Elizabeth Bruce Boswell also includes in her miscellany material relating to two other godly women of their ages: she attributes a poem to Margaret More Roper, and she excerpts from the life of the mid-seventeenth-century millenarian Sarah Wight, written by Henry Jessey and published as The Exceeding Riches of Grace Advanced (1647). Elizabeth Melville was known to Boswell's father, so a family connection may also explain the presence of the poem in her miscellany. See further discussion in Sarah C. E. Ross, 'A Poem by Margaret More Roper?', Notes and Queries, 56.4 (December 2009): 502-507.
'Loves Lament for Christs Absence' is preserved in National Library of Scotland, MS Wod. Qu. XXVII, fols 199v-206r. This volume is also part of the extensive papers of the ecclesiastical historian Robert Wodrow, who collected materials relating to the persecution of Scots, and published The History of the Sufferings of the Church of Scotland in 1721-1722.
The poem is in a very poor text, in a late seventeenth-century hand. It is for the most part in 12-line stanzas, although some are short (e.g. stanza 1 is 9 lines long; stanza 11 is 10 lines long), and this seems most likely to be the result of copyist error. The poem is prefaced by a 12-line poem entitled 'The transcribere to the Reader his friends'.
The National Library of Scotland catalogue ascribes the poem to Thomas Melville, probably the minister of Cadder, but acknowledges that he may well be the poem's transcriber, not its author. Reid Baxter believes it to be Elizabeth Melville's on the basis of commonalities with her other known work. The transcriber's prefatory stanza also suggests that readers will 'looke on't as adreame', a possible allusion to Melville's best-known poem. See Jamie Reid Baxter, Poems of Elizabeth Melville, Lady Culross (Edinburgh: Solsequium, 2010).

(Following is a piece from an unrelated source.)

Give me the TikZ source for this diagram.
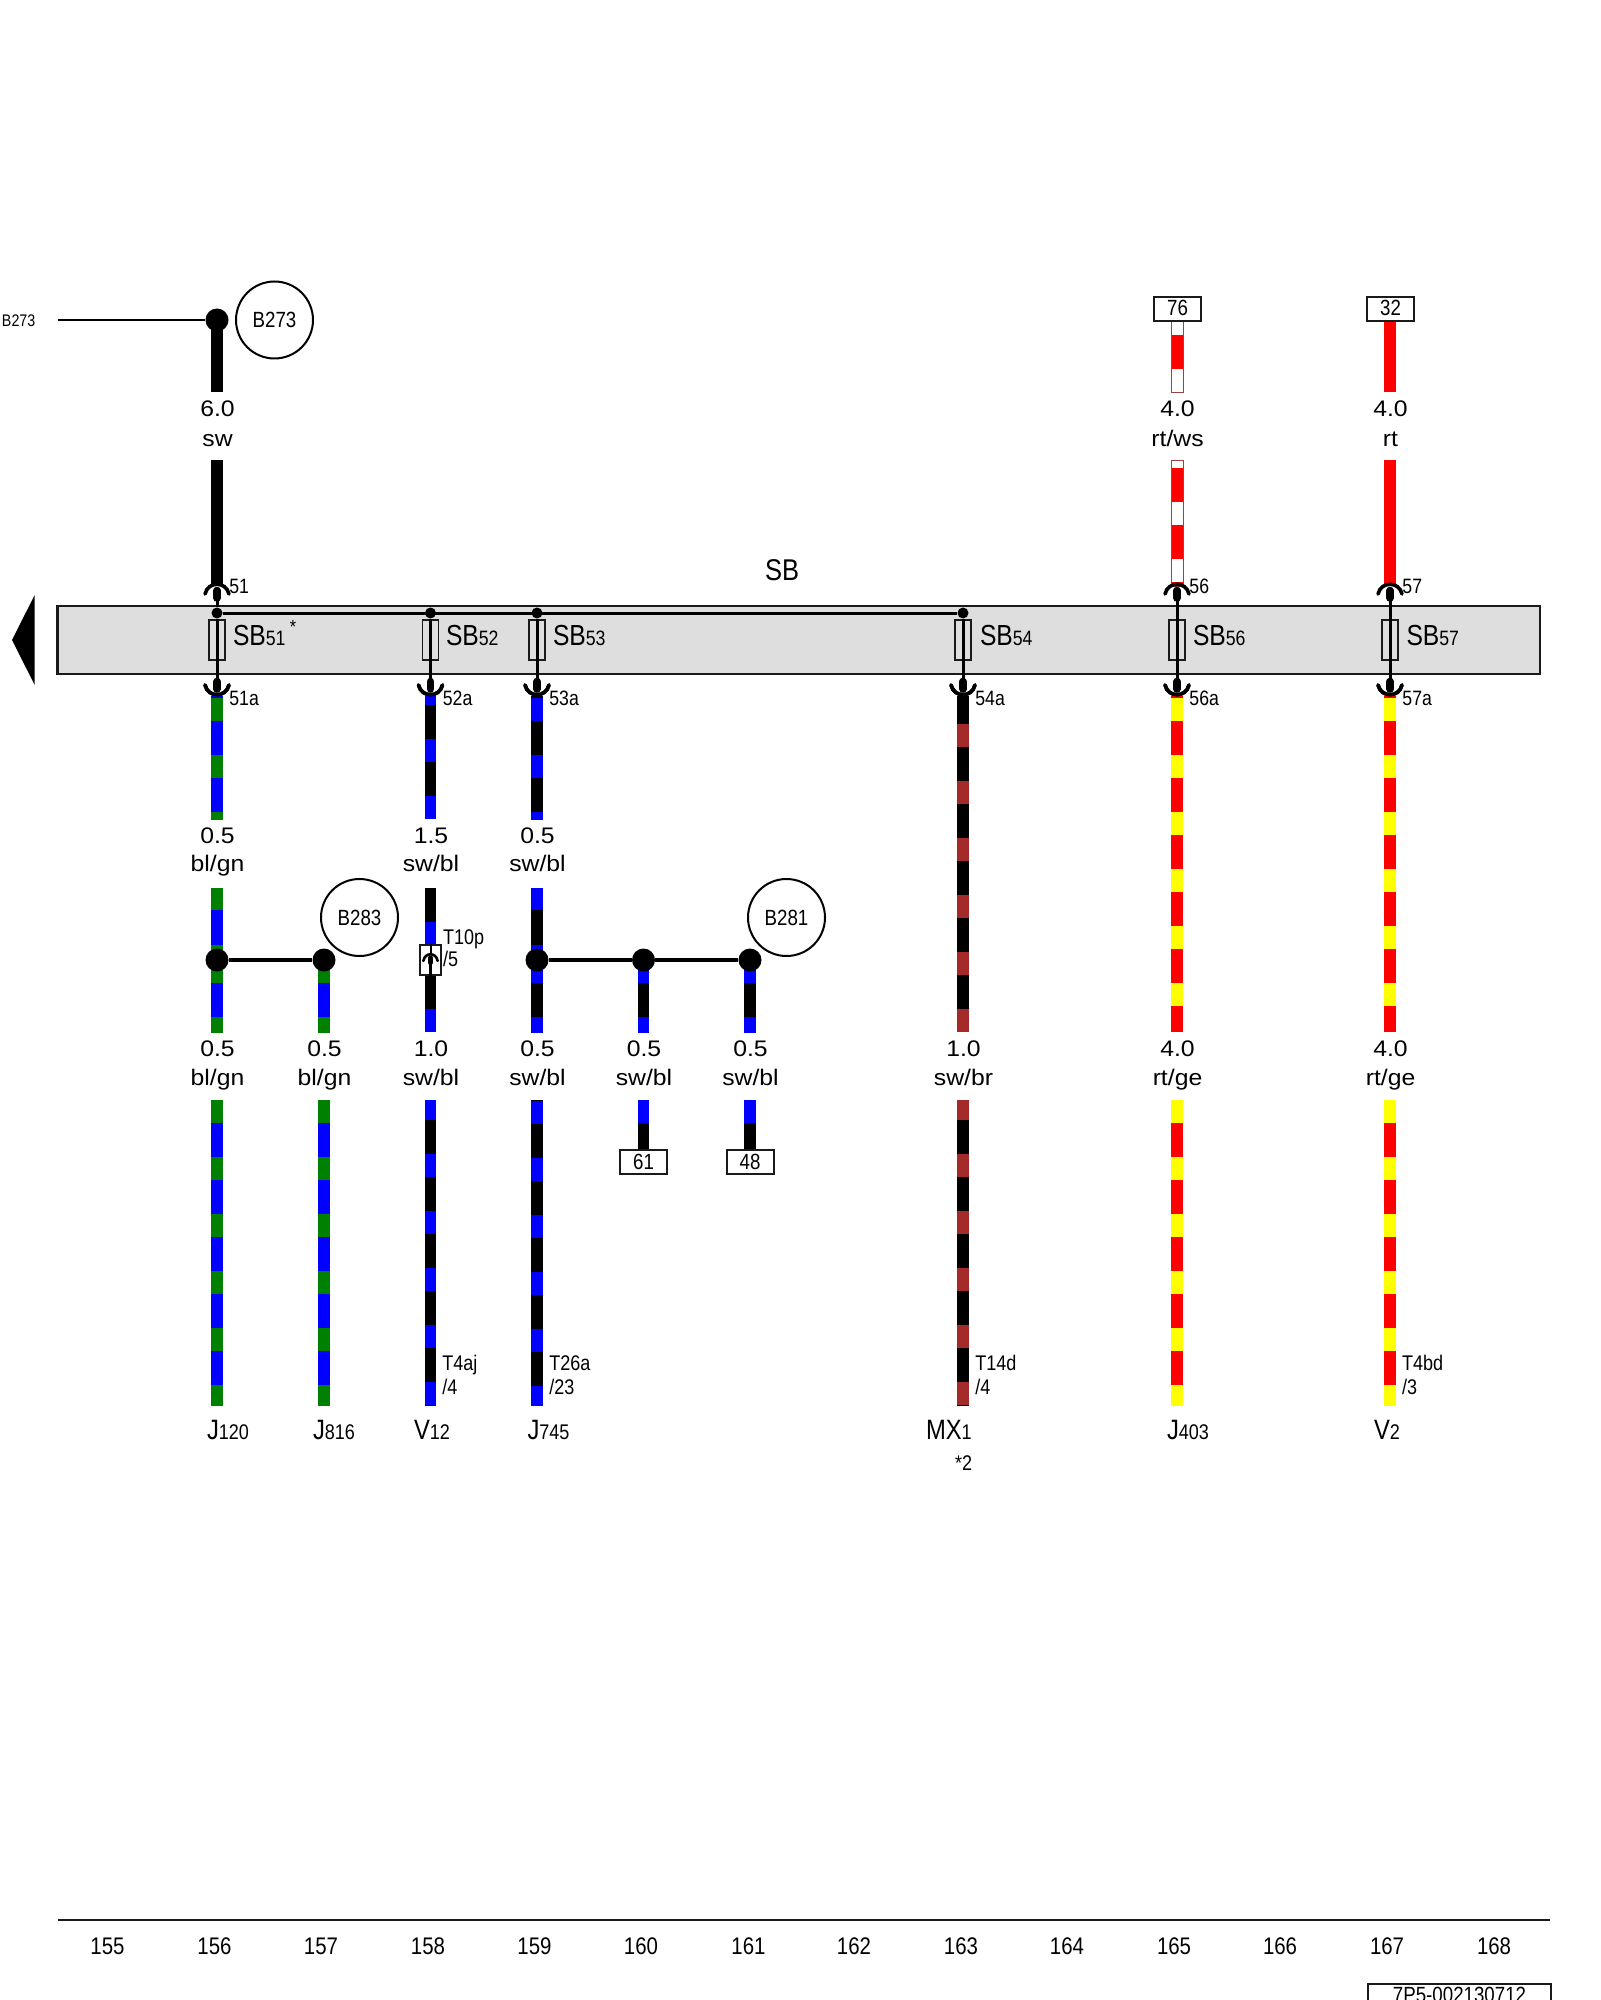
\documentclass[tikz,border=0pt]{standalone}
\usepackage{fontspec}
\setmainfont{Liberation Sans}
\newfontfamily\fn[FakeStretch=0.85]{Liberation Sans}
\newfontfamily\fw[FakeStretch=1.1]{Liberation Sans}
\definecolor{cgreen}{HTML}{008000}
\definecolor{cblue}{HTML}{0000FF}
\definecolor{cred}{HTML}{FF0000}
\definecolor{cyel}{HTML}{FFFF00}
\definecolor{cbrown}{HTML}{A52A2A}
\definecolor{cgray}{HTML}{DEDEDE}
\definecolor{cink}{HTML}{1A1A1A}
\definecolor{cedge}{HTML}{A04040}
\tikzset{
  txt/.style={inner sep=0pt,outer sep=0pt,anchor=base west},
  ctr/.style={inner sep=0pt,outer sep=0pt,anchor=base},
  mid/.style={inner sep=0pt,outer sep=0pt,anchor=center},
  wval/.style={ctr,font=\fw\fontsize{11.25}{13}\selectfont},
  pinlab/.style={txt,font=\fn\fontsize{10.4}{12}\selectfont},
  connlab/.style={txt,font=\fn\fontsize{10.6}{12}\selectfont},
  boxlab/.style={mid,draw=cink,line width=1pt,fill=white,minimum width=23.5pt,minimum height=12pt,font=\fn\fontsize{11}{12}\selectfont},
  bubble/.style={mid,circle,draw=black,line width=1pt,minimum size=38.5pt,font=\fn\fontsize{11}{12}\selectfont},
  bigdot/.style={circle,fill=black,inner sep=0pt,minimum size=11.5pt},
  busdot/.style={circle,fill=black,inner sep=0pt,minimum size=5.5pt},
  fuse/.style={rectangle,draw=cink,line width=.7pt,inner sep=0pt,minimum width=8pt,minimum height=20pt},
  thinwire/.style={draw=black,line width=1.5pt},
  blob/.style={draw=black,line width=3.8pt,line cap=round},
  socket/.style={draw=black,line width=1.8pt,line cap=round},
  tick/.style={ctr,font=\fn\fontsize{12}{13}\selectfont}
}
\newcommand\stripe[7]{% x, y1, y2, base, stripe colour, first stripe top, stripe length
  \begin{scope}
    \clip (#1-5.9,#2) rectangle (#1+5.9,#3);
    \fill[#4] (#1-5.9,#2) rectangle (#1+5.9,#3);
    \foreach \k in {0,...,7}{\fill[#5] (#1-5.9,{#6+57*\k}) rectangle ++(11.8,#7);}
  \end{scope}}
\newcommand\toppin[2]{% x, id
  \coordinate (tp#2) at (#1,598);
  \draw[socket] (#1-12,594) .. controls (#1-9,581) and (#1+9,581) .. (#1+12,594);
  \draw[blob] (#1,590.5) -- (#1,598);
  \node[pinlab] (pt#2) at (#1+12.4,593.5) {#2};}
\newcommand\fuseunit[3]{% id, x, text x
  \node[fuse] (f#1) at (#2,640) {};
  \node[txt] (sb#1) at (#3,645) {{\fn\fontsize{14.5}{16}\selectfont SB}{\fn\fontsize{10.4}{12}\selectfont #1}};
  \coordinate (bp#1) at (#2,685);
  \draw[thinwire] (f#1.north) -- (f#1.south);
  \draw[thinwire] (f#1.south) -- (bp#1);
  \draw[socket] (#2-12,685) .. controls (#2-9,698) and (#2+9,698) .. (#2+12,685);
  \draw[blob] (#2,681.5) -- (#2,689);
  \node[pinlab] (pa#1) at (#2+12.4,705) {#1a};}
\newcommand\comp[4]{% id, x, big, small
  \node[txt] (#1) at (#2,1439.5) {{\fn\fontsize{14}{16}\selectfont #3}{\fn\fontsize{10.6}{12}\selectfont #4}};}
\newcommand\gauge[6]{% id, x, base, gap, value, colour text
  \node[wval] (v#1) at (#2+0.5,#3+1) {#5};
  \node[wval] (c#1) at (#2+0.5,#3+1+#4) {#6};}
\begin{document}
\begin{tikzpicture}[x=0.5pt,y=-0.5pt]
\useasboundingbox (0,0) rectangle (1600,2000);
\clip (0,0) rectangle (1600,2000);
\fill[white] (0,0) rectangle (1600,2000);
% terminal strip
\node[inner sep=0pt,outer sep=0pt,rectangle,draw=cink,fill=cgray,line width=1.05pt,minimum width=741.25pt,minimum height=34.3pt,anchor=north west] (strip) at (57.5,605.7) {};
\fill[black] (12,640) -- (34.7,595) -- (34.7,685) -- cycle;
\node[mid,font=\fn\fontsize{15}{16}\selectfont] (sbtitle) at (782,570.5) {SB};
% bus
\node[busdot] (d51) at (217,613) {};
\node[busdot] (d52) at (430.5,613) {};
\node[busdot] (d53) at (537,613) {};
\node[busdot] (d54) at (963,613) {};
\draw[thinwire] (d51) -- (d54);
% fuses
\fuseunit{51}{217}{233}
\fuseunit{52}{430.5}{446}
\fuseunit{53}{537}{553}
\fuseunit{54}{963}{980}
\fuseunit{56}{1177}{1193}
\fuseunit{57}{1390}{1406.5}
\node[inner sep=0pt,font=\fn\fontsize{9.5}{10}\selectfont] (star) at (293,627) {*};
\draw[thinwire] (d51) -- (f51.north);
\draw[thinwire] (d52) -- (f52.north);
\draw[thinwire] (d53) -- (f53.north);
\draw[thinwire] (d54) -- (f54.north);
% top wires
\stripe{217}{320}{392.3}{black}{black}{320}{1}
\stripe{217}{460.3}{586}{black}{black}{460}{1}
\stripe{1177}{320.7}{392.3}{white}{cred}{335}{34.3}
\draw[cedge,line width=.35pt] (1171.1,320.7) rectangle (1182.9,392.3);
\stripe{1177}{460.3}{586}{white}{cred}{468.3}{34}
\draw[cedge,line width=.35pt] (1171.1,460.3) rectangle (1182.9,586);
\stripe{1390}{320.7}{392.3}{cred}{cred}{320}{1}
\stripe{1390}{460.3}{586}{cred}{cred}{460}{1}
\toppin{217}{51}
\toppin{1177}{56}
\toppin{1390}{57}
\draw[thinwire] (tp51) -- (d51);
\draw[thinwire] (tp56) -- (f56.north);
\draw[thinwire] (tp57) -- (f57.north);
% B273
\node[bigdot] (jb273) at (217,320) {};
\node[txt,font=\fn\fontsize{8.4}{10}\selectfont] (lb273) at (2,327) {B273};
\coordinate (startb) at (57.5,320);
\draw[line width=1pt] (startb) -- (jb273);
\node[bubble] (cb273) at (274.5,320) {B273};
% boxes top
\node[boxlab] (b76) at (1177.5,308.7) {\raisebox{1pt}{76}};
\node[boxlab] (b32) at (1390.5,308.7) {\raisebox{1pt}{32}};
% wires below strip, upper part
\stripe{217}{696}{819}{cblue}{cgreen}{698}{22.5}
\stripe{430.5}{696}{819}{black}{cblue}{682}{23}
\stripe{537}{696}{819}{black}{cblue}{698}{22.5}
\stripe{963}{696}{1032.3}{black}{cbrown}{724}{23}
\stripe{1177}{696}{1032.3}{cred}{cyel}{698}{23}
\stripe{1390}{696}{1032.3}{cred}{cyel}{698}{23}
% sockets over wire tops
\foreach \xx in {217,430.5,537,963,1177,1390}{
  \draw[socket] (\xx-12,685) .. controls (\xx-9,698) and (\xx+9,698) .. (\xx+12,685);}
% middle wires
\stripe{217}{887.7}{960}{cblue}{cgreen}{887.7}{22.5}
\stripe{217}{960}{1032.3}{cblue}{cgreen}{960}{23}
\stripe{324}{960}{1032.3}{cblue}{cgreen}{960}{23}
\stripe{430.5}{887.7}{960}{black}{cblue}{921.7}{23}
\stripe{430.5}{960}{1032.3}{black}{cblue}{952.3}{23}
\stripe{537}{887.7}{960}{black}{cblue}{887.7}{22.5}
\stripe{537}{960}{1032.3}{black}{cblue}{960}{23}
\stripe{643.5}{960}{1032.3}{black}{cblue}{960}{23}
\stripe{750}{960}{1032.3}{black}{cblue}{960}{23}
% junctions
\node[bigdot] (j1) at (217,960) {};
\node[bigdot] (j2) at (324,960) {};
\draw[line width=1.7pt] (j1) -- (j2);
\node[bigdot] (j3) at (537,960) {};
\node[bigdot] (j4) at (643.5,960) {};
\node[bigdot] (j5) at (750,960) {};
\draw[line width=1.7pt] (j3) -- (j4);
\draw[line width=1.7pt] (j4) -- (j5);
\node[bubble] (cb283) at (359.5,917.5) {B283};
\node[bubble] (cb281) at (786.5,917.5) {B281};
% inline connector T10p
\node[rectangle,draw=cink,fill=white,line width=.9pt,inner sep=0pt,minimum width=10.6pt,minimum height=15pt] (t10) at (430.5,960) {};
\coordinate (t10m) at (430.5,954);
\coordinate (t10n) at (430.5,962.5);
\draw[line width=1pt] (t10.north) -- (t10m);
\draw[line width=1.3pt,line cap=round] (423.3,961) .. controls (425,952) and (436,952) .. (437.7,961);
\draw[line width=2.6pt,line cap=round] (430.5,958) -- (t10n);
\draw[line width=1.2pt] (t10n) -- (t10.south);
\node[connlab] (lt10p) at (443,944) {T10p};
\node[connlab] (lt10s) at (443,966.7) {/5};
% lower wires
\stripe{217}{1100.3}{1405.7}{cblue}{cgreen}{1100.3}{22.7}
\stripe{324}{1100.3}{1405.7}{cblue}{cgreen}{1100.3}{22.7}
\stripe{430.5}{1100.3}{1405.7}{black}{cblue}{1097}{23}
\stripe{537}{1100.3}{1405.7}{black}{cblue}{1101}{23}
\stripe{643.5}{1100.3}{1152}{black}{cblue}{1100.3}{23}
\stripe{750}{1100.3}{1152}{black}{cblue}{1100.3}{23}
\stripe{963}{1100.3}{1405.7}{black}{cbrown}{1097}{23}
\stripe{1177}{1100.3}{1405.7}{cred}{cyel}{1100.3}{23}
\stripe{1390}{1100.3}{1405.7}{cred}{cyel}{1100.3}{23}
\node[boxlab] (b61) at (643.5,1162) {61};
\node[boxlab] (b48) at (750,1162) {48};
% gauge and colour labels
\gauge{a}{217}{416}{29}{6.0}{sw}
\gauge{b}{1177}{416}{29}{4.0}{rt/ws}
\gauge{c}{1390}{416}{29}{4.0}{rt}
\gauge{d}{217}{842.7}{28}{0.5}{bl/gn}
\gauge{e}{430.5}{842.7}{28}{1.5}{sw/bl}
\gauge{f}{537}{842.7}{28}{0.5}{sw/bl}
\gauge{g}{217}{1055}{29.7}{0.5}{bl/gn}
\gauge{h}{324}{1055}{29.7}{0.5}{bl/gn}
\gauge{i}{430.5}{1055}{29.7}{1.0}{sw/bl}
\gauge{j}{537}{1055}{29.7}{0.5}{sw/bl}
\gauge{k}{643.5}{1055}{29.7}{0.5}{sw/bl}
\gauge{l}{750}{1055}{29.7}{0.5}{sw/bl}
\gauge{m}{963}{1055}{29.7}{1.0}{sw/br}
\gauge{n}{1177}{1055}{29.7}{4.0}{rt/ge}
\gauge{o}{1390}{1055}{29.7}{4.0}{rt/ge}
% connector labels
\node[connlab] (t4aj) at (442.3,1370.7) {T4aj};
\node[connlab] (t4ajp) at (442.3,1394) {/4};
\node[connlab] (t26a) at (549.3,1370.7) {T26a};
\node[connlab] (t26ap) at (549.3,1394) {/23};
\node[connlab] (t14d) at (975.4,1370.7) {T14d};
\node[connlab] (t14dp) at (975.4,1394) {/4};
\node[connlab] (t4bd) at (1402,1370.7) {T4bd};
\node[connlab] (t4bdp) at (1402,1394) {/3};
% components
\comp{j120}{207}{J}{120}
\comp{j816}{313}{J}{816}
\comp{v12}{414}{V}{12}
\comp{j745}{527.5}{J}{745}
\comp{mx1}{926}{MX}{1}
\comp{j403}{1167}{J}{403}
\comp{v2}{1374}{V}{2}
\node[connlab] (star2) at (955,1470) {*2};
% page axis
\coordinate (axa) at (57.5,1920);
\coordinate (axb) at (1550,1920);
\draw[draw=cink,line width=1.1pt] (axa) -- (axb);
\node[tick] (n155) at (107.5,1954.3) {155};
\node[tick] (n156) at (214.5,1954.3) {156};
\node[tick] (n157) at (321,1954.3) {157};
\node[tick] (n158) at (428,1954.3) {158};
\node[tick] (n159) at (534.5,1954.3) {159};
\node[tick] (n160) at (641,1954.3) {160};
\node[tick] (n161) at (748.5,1954.3) {161};
\node[tick] (n162) at (854,1954.3) {162};
\node[tick] (n163) at (961,1954.3) {163};
\node[tick] (n164) at (1067,1954.3) {164};
\node[tick] (n165) at (1174,1954.3) {165};
\node[tick] (n166) at (1280,1954.3) {166};
\node[tick] (n167) at (1387,1954.3) {167};
\node[tick] (n168) at (1494,1954.3) {168};
% drawing number, cut by the page edge
\draw[draw=cink,line width=1.1pt] (1368.3,2010) -- (1368.3,1984.3) -- (1550.7,1984.3) -- (1550.7,2010);
\node[ctr,font=\fn\fontsize{11}{12}\selectfont] (docno) at (1459.5,2002.5) {7P5-002130712};
\end{tikzpicture}
\end{document}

On the outward-facing wall of the Melville family tomb at Collessie, near Halhill, is an inscription that may or may not be Elizabeth Melville's. The tomb is positioned on the road through inland Fife to St Andrews, and the inscription on its road-ward wall addresses 'pilgrims passing langs this way'. It exhorts them to 'pans [think / dwell] on your fall', and it is emphatically didactic, insisting on the practice of burial in the kirkyard, not inside the kirk. The tomb has recently been restored, and Elizabeth Melville's authorship of the inscription is suggested on the heritage information plaque provided.
Ane Godlie Dreame, her dream vision poem of the soul's glimpse of heaven, was first published in Scots in Edinburgh in 1603. It was published in an Anglicized version in 1604, and it was reissued at least eleven more times up to 1737.13 This was, in other words, a much-loved poem in Scotland and in England, and its textual history deserves a close study of its own. An early eighteenth-century manuscript copy of the 1686 edition of the Dreame is listed on CELM: Catalogue of English Literary Manuscripts, 1450-1700
A five-stanza lyric, 'Away vaine warld', appears at the end of early editions of the Dreame (all editions to 1644). It is a sacred parody of Robert Jones's 1598 song 'Farewell Sweet Love', published in 1600, and has previously been attributed to Alexander Montgomerie, because it is present in the Drummond manuscript of Montgomerie's poems, Edinburgh University Library, MS De. 3. 70, fols 81r-v.14 It is, however, almost certainly Melville's, not least because Montgomerie died in 1598; the opening lines of the poem also directly echo the Dreame. There is a second sacred parody of an English love lyric in the 1644 Aberdeen edition of the Dreame (and succeeding prints), which is also almost certainly hers.
Twelve letters are preserved in manuscript in University of Edinburgh Library, MS La. III. 347, a bound volume once owned by Charles Kirkpatrick Sharpe. Nine are to John Livingstone (eight in Melville's hand, one in a 19th-century transcription); one to the Countess of Wigtoun; and two to her son James. See Tweedie, Select Biographies, for eight of the letters to Livingstone; and for the two letters to James, see Jamie Reid Baxter, 'Elizabeth Melville, Lady Culross: Two Letters to her Son James', in Elizabeth Ewan and Janay Nugent (eds), Children and Youth in Pre-Industrial Scotland (forthcoming with Boydell and Brewer).
Samuel Rutherford's four extant letters to Elizabeth Melville are printed in A. A. Bonar, ed., Letters of the Rev. Samuel Rutherford (Edinburgh: William Whyte, 1848), pp. 107-110, 130-132, 335-338, and 435-438. The tone of the letters indicates a longstanding friendship and spiritual empathy; two are clearly replies to letters from Melville. Melville's letters to him are presumed lost.
Jamie Reid Baxter is also working on a complete edition of Melville's works. I am enormously grateful to him for sharing with me his work in progress, and for his assistance with the Crawford manuscript in particular (including his translation of Andrew Melville's epigram). All errors are of course my own.